Faculty Writing: On the Future of the Brazilian Presidency and the Fantasy of Power Without Politics

Writing in Jacobin, Nara Roberta Silva takes a look back over the past two decades of Brazil’s history in order to assess what kinds of challenges, and pitfalls, may await the winner of this year’s presidential election—in the event it turns out to be the Workers’ Party candidate, and former president, Luiz Inácio Lula da Silva. Projecting a potential Lula victory, Roberta Silva outlines the grievous, and not so simply remediable, damage done by and during the Bolsonaro administration. From the hollowing out of social provisions to knee-capping regulatory agencies to advancing reactionary values, “Bolsonaro’s government has undermined the state apparatus in a way that hasn’t been seen before,” and this, she argues, has “huge implications” for any potentially resurgent left politics moving forward, even if Lula wins reelection: “Today’s world is not the same as the one in which he first rose to power.”
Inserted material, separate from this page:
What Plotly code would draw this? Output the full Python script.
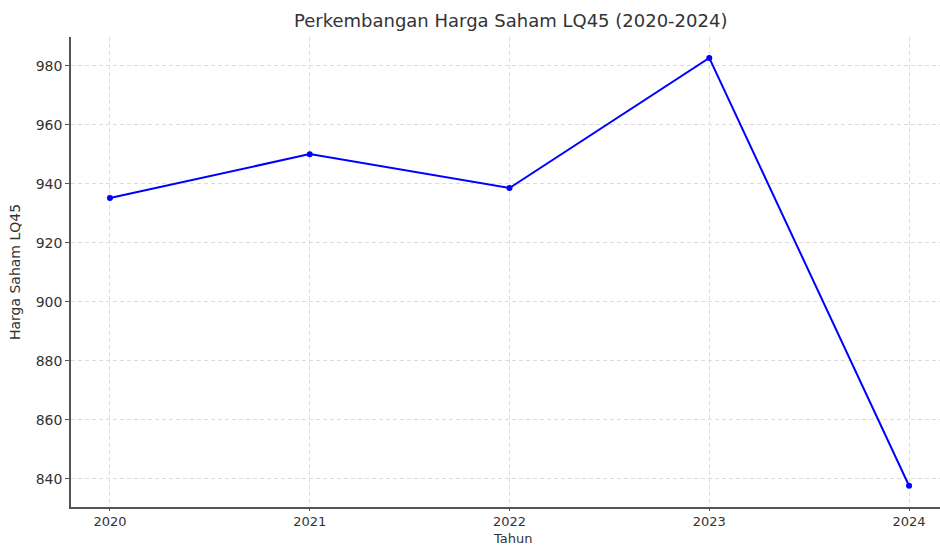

And, in The New Republic, Suzanne Schneider, looking at the British—and US—fascination with the famously apolitical Queen Elizabeth, asks: “Why are so many…so desirous of power without politics?” On the one hand, Schneider suggests, neoliberalism has a role to play: “For more than a half-century, neoliberalism has championed a depoliticized world in which capital would be insulated from democratic demands.” On the other, and working in tandem, there may be a political theology at work: “perhaps we Americans are envious that the British have something as historically sturdy as the divine right of kings to legitimate vast, hereditary, and permanent inequality and enshrine its maintenance as a civic virtue.”